Les pigistes réguliers de longue date dans un même titre sont parfois titularisés à l’occasion d’un départ ou d’une réorganisation des effectifs, mais il est courant de rester pigiste pendant des années. L’incertitude chronique sur les revenus et l’emploi du temps, qui est la loi du genre (on connaît rarement son emploi du temps plus de deux ou trois semaines à l’avance), maintient le pigiste dans une relation de dépendance envers ses employeurs et les chefs de service qui le font travailler au gré des besoins.

Cette relation de dépendance a son expression en droit : un salarié intermittent qui considère que son employeur principal abuse des CDD depuis trop longtemps peut aller en justice et demander la requalification de son contrat en CDI.
Certains titres ont recours abusivement à un grand nombre de pigistes. Télérama a récemment été rappelé à l’ordre par l’inspection du travail et a dû embaucher, parmi les nombreux pigistes réguliers, deux CDI à temps plein. Le volume global des piges a diminué d’autant, c’était le but de la manœuvre mais cela n’a pas fait l’affaire des autres pigistes, qui aimeraient se stabiliser mais qui en attendant ont besoin de bosser…
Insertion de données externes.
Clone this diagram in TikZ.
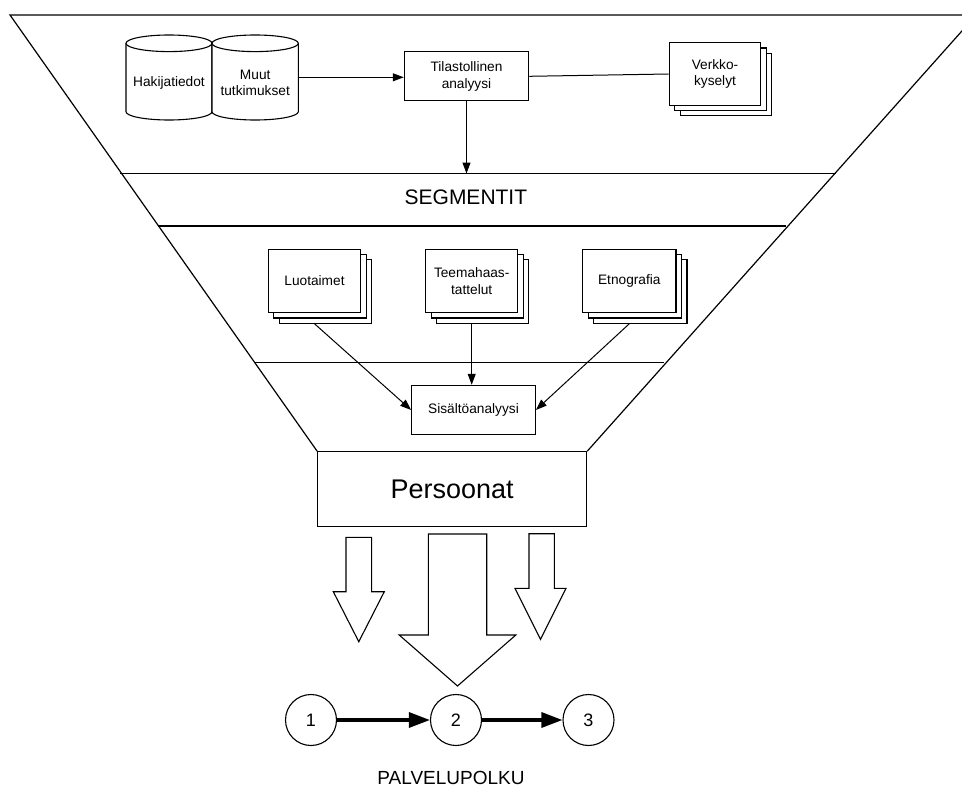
\documentclass[tikz,border=0pt]{standalone}
\usepackage{fontspec}
\setmainfont{Liberation Sans}
\usetikzlibrary{arrows.meta,shadows}
\begin{document}
\begin{tikzpicture}[x=1pt,y=-1pt,line join=miter,
  outline/.style={line width=1.2pt},
  box/.style={draw, fill=white, line width=1.1pt, inner sep=0pt, align=center,
    font=\fontsize{13.7}{16.5}\selectfont},
  docstack/.style={box, double copy shadow={shadow xshift=5.5pt, shadow yshift=-5.3pt,
    line width=1.1pt, draw=black, fill=white}},
  cyl/.style={line width=1.1pt, fill=white},
  flow/.style={line width=1pt, -{Triangle[length=11pt,width=8pt]}},
  hollow/.style={draw, fill=white, line width=1.1pt},
  stage/.style={circle, draw, fill=white, line width=1.1pt, minimum size=51pt, inner sep=0pt,
    font=\fontsize{18}{18}\selectfont},
  route/.style={line width=3.2pt, -{Triangle[length=21pt,width=15pt]}},
  caption/.style={inner sep=0pt}
]
\useasboundingbox (0,0) rectangle (962,792);
\clip (0,0) rectangle (962,792);

% main blocks
\node[box, minimum width=269pt, minimum height=74.3pt, font=\fontsize{27}{30}\selectfont]
  (pers) at (452.2,488.9) {Persoonat};

% funnel outline and band separators
\draw[outline] (976.2,15) -- (10,15) -- (pers.north west);
\draw[outline] (976.2,15) -- (pers.north east);
\draw[outline] (120,173.5) -- (836,173.5);
\draw[outline] (158,226) -- (786,226);
\draw[outline] (254,362.5) -- (664,362.5);

% data sources (two cylinders)
\draw[cyl] (126,43.3) -- (126,111.7) arc[start angle=180, end angle=360, x radius=43pt, y radius=8.3pt] -- (212,43.3);
\draw[cyl] (169,43.3) ellipse [x radius=43pt, y radius=8.3pt];
\draw[cyl] (212,43.3) -- (212,111.7) arc[start angle=180, end angle=360, x radius=43.15pt, y radius=8.3pt] -- (298.3,43.3);
\draw[cyl] (255.15,43.3) ellipse [x radius=43.15pt, y radius=8.3pt];
\node[caption, font=\fontsize{13.7}{16.5}\selectfont] (haki) at (169,83) {Hakijatiedot};
\node[caption, font=\fontsize{13.7}{16.5}\selectfont, align=center] (muut) at (255.2,83) {Muut\\tutkimukset};
\coordinate (muutR) at (298.3,77.3);

\node[box, minimum width=124.4pt, minimum height=49.3pt] (tila) at (466.5,76.3) {Tilastollinen\\analyysi};
\node[docstack, minimum width=91.5pt, minimum height=62.6pt] (verk) at (715,74) {Verkko-\\kyselyt};

\node[caption, font=\fontsize{21}{24}\selectfont] (seg) at (465.9,197.3) {SEGMENTIT};
\coordinate (segtop) at (466.5,173.5);

\node[docstack, minimum width=92.4pt, minimum height=63.4pt] (luot) at (314.5,281) {Luotaimet};
\node[docstack, minimum width=92pt, minimum height=63.4pt] (teem) at (471.7,281) {Teemahaas-\\tattelut};
\node[docstack, minimum width=93.3pt, minimum height=63.4pt] (etno) at (629.3,281) {Etnografia};
\coordinate (luotB) at ([yshift=-10.5pt]luot.south);
\coordinate (teemB) at ([yshift=-10.5pt]teem.south);
\coordinate (etnoB) at ([yshift=-10.5pt]etno.south);

\node[box, minimum width=123.6pt, minimum height=49.4pt] (sis) at (473.5,410) {Sisältöanalyysi};

% connectors
\draw[flow] (muutR) -- (muutR -| tila.west);
\draw[line width=1pt] (tila.east) -- (verk.west);
\draw[flow] (tila.south) -- (segtop);
\draw[flow] (luotB) -- (sis.west);
\draw[flow] (teemB) -- (teemB |- sis.north);
\draw[flow] (etnoB) -- (sis.east);

% hollow arrows below the personas
\draw[hollow] (346,537.3) -- (371.6,537.3) -- (371.6,591.7) -- (384.3,591.7) -- (358.8,641.7)
  -- (333.3,591.7) -- (346,591.7) -- cycle;
\draw[hollow] (428.3,534) -- (486.7,534) -- (486.7,635) -- (515.8,635) -- (457.5,686)
  -- (399.2,635) -- (428.3,635) -- cycle;
\draw[hollow] (529,533.7) -- (554.3,533.7) -- (554.3,588.3) -- (566,588.3) -- (540.5,639.3)
  -- (515,588.3) -- (529,588.3) -- cycle;

% service path
\node[stage] (c1) at (311,720) {1};
\node[stage] (c2) at (456,720) {2};
\node[stage] (c3) at (588.5,720) {3};
\draw[route] (c1) -- (c2);
\draw[route] (c2) -- (c3);
\node[caption, font=\fontsize{19}{22}\selectfont] (palv) at (451,778) {PALVELUPOLKU};
\end{tikzpicture}
\end{document}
La correction des sites Web et le travail à domicile :

Dans nos métiers de la presse et de l’édition comme ailleurs, le travail sur Internet et la possibilité de travailler à distance qui va naturellement avec est le cheval de Troie de la privatisation du travail et des dérégulations (statut, niveau de rémunération, horaires, etc.) qui l’accompagnent.

De façon générale, et à part quelques exceptions notoires, la correction des sites Web des titres de presse est négligée quand elle n’est pas inexistante – c’est le cas pour la plupart des titres. On compte sans doute sur une plus grande tolérance supposée du cyberlecteur aux fautes et coquilles.

Moindre exigence et conditions de travail dégradées vont de pair : horaires irréguliers (quelques heures par-ci par-là sept jours sur sept à domicile, pour le Point.fr), tarifs au rabais (les correcteurs pigistes du Monde.fr perçoivent pour un même travail dans les mêmes locaux 50 % de moins que les pigistes de l’édition papier), etc.

Par ailleurs, le travail à domicile (TAD) pour la correction des éditions papier de certains titres de presse périodique existe d’ores et déjà, on en voit quelques exemples ici et là sous diverses formes. À surveiller de près, car le travail en ligne pourrait bien se développer dans les années qui viennent, dans la presse comme dans d’autres secteurs, et l’on peut craindre une dégradation des conditions de travail. On sait ce qu’il en est dans l’édition et dans la com, où les correcteurs sont maintenant sommés de « travailler en indépendant » en adoptant le statut d’auto-entrepreneur, ce qui les prive des droits sociaux tels que l’assurance chômage, la retraite ou la formation s’ils n’y cotisent pas eux-mêmes et permet aux ci-devant employeurs devenus clients d’imposer leurs conditions sans se soucier du droit du travail.

En outre, auto-entrepreneur ou pas, chaque travailleur à domicile négocie seul à seul avec son employeur, en concurrence avec les autres salariés et avec pour seul arbitre la main invisible du marché du travail.